Zhang Shaocang, 55, former director of the Business and Trade Department of Anhui's Provincial Economic Planning Committee, was convicted of abusing his power and taking more than seven million yuan (US$927,152) in bribes since 1992, the Intermediate People's Court in Anhui's Fuyang City said today.

Zhang was also said to have taken advantage of his post as the general manager and Party boss of the state-owned Anhui Energy Investment Co to receive 28 bribes worth almost 1.34 million yuan along with US$22,300, 2,000 euros (US$2,733.8) and HK$148,000 (US$18,973.6) from 1989 to 2006, the court said.

He also took a golden watch worth HK$33,000, a 22,000 yuan shopping card and a bribe of one million yuan from a local securities company during the period, the court ruled.

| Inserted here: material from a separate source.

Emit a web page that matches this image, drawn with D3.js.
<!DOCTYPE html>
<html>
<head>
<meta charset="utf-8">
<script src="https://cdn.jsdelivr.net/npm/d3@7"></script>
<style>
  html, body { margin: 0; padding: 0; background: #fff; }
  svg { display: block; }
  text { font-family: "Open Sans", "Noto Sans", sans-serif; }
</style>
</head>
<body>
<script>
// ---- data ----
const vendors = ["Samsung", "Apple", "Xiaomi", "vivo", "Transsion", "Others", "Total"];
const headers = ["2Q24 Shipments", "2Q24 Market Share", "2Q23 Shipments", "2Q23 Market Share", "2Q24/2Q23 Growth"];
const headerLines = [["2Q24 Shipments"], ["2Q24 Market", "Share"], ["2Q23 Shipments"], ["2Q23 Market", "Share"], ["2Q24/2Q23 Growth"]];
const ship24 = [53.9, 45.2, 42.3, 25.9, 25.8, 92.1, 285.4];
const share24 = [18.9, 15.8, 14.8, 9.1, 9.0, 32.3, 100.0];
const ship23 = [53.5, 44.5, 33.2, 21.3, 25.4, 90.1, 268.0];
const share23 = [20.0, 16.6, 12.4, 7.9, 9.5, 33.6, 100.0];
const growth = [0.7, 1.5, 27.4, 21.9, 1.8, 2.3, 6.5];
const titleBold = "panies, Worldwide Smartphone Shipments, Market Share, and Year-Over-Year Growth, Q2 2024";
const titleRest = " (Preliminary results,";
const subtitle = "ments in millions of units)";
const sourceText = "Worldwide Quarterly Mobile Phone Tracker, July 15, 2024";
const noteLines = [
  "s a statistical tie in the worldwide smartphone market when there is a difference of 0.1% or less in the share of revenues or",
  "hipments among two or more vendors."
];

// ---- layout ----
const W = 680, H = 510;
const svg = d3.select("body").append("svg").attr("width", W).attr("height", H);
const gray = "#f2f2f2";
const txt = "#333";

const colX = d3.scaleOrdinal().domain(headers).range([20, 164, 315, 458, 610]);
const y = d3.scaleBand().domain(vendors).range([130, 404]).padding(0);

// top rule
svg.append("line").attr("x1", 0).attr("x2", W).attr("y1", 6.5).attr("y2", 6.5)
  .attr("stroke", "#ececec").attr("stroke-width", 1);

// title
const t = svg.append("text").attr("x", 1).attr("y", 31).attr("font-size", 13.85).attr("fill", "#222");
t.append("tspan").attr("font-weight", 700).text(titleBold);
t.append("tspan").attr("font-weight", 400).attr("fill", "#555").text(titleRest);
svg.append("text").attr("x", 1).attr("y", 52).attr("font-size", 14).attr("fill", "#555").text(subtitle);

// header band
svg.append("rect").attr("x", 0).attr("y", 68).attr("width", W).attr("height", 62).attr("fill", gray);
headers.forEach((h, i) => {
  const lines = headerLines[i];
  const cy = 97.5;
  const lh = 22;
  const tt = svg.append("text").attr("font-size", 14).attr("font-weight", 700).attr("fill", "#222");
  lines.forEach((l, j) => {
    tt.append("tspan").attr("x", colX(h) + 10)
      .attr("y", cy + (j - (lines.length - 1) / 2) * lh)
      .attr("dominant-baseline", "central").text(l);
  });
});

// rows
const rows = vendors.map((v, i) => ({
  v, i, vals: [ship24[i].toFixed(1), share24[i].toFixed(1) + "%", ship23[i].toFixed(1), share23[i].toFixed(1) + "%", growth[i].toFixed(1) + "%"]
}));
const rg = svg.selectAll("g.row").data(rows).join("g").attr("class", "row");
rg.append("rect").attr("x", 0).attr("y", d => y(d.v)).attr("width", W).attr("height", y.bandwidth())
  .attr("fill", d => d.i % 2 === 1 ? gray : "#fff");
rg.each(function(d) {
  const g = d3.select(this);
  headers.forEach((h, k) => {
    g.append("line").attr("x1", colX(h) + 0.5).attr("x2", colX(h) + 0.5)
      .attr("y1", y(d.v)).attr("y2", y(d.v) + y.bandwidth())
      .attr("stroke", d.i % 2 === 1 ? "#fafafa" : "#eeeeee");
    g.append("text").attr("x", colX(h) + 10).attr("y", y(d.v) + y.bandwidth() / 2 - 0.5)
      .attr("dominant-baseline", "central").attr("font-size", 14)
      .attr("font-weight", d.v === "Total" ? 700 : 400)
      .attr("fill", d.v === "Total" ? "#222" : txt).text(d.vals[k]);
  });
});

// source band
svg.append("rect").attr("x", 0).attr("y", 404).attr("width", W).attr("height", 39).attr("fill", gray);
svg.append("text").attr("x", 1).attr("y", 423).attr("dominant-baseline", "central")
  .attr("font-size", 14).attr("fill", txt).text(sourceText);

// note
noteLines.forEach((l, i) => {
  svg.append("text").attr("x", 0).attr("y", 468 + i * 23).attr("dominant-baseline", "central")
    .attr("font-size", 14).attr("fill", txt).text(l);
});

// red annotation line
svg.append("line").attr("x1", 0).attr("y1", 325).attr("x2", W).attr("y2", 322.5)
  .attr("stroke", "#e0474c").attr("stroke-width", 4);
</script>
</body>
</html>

The fraudulent official came into the spotlight of Chinese media after he read a four-page self-criticism letter at the end of his trial on July 11.

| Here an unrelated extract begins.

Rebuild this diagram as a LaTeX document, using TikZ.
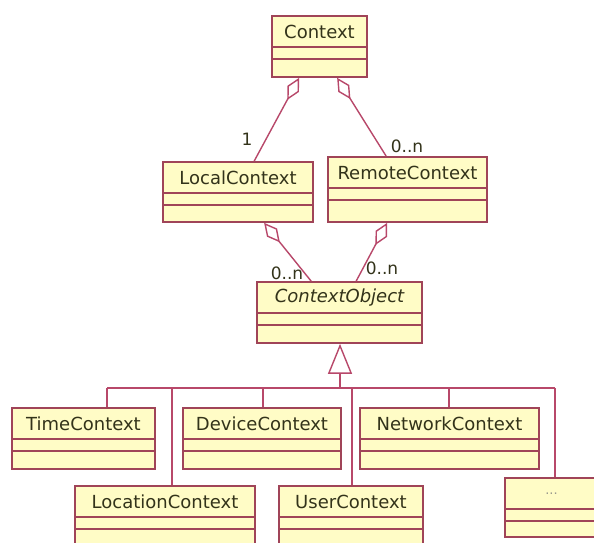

The Anhui native suddenly broke his lengthy silence that day and read the letter in tears as he tried to explain why the son of a farmer would end up involved in corruption.

The letter, full of regret and remorse, was found to have several similarities with that of Zhu Fuzhong, a disgraced Party boss from Tong'an Town in the southwestern Chengdu City, Sichuan Province.

Zhu's remorse letter, entitled "My mistakes happen without any scrutiny" was published in the May 29 issue of the Beijing-based Procuratorial Daily this year, a newspaper that is widely circulated in prisons, the report said.

It has been suggested that Zhang might have seen the article and plagiarized parts of it for his own letter.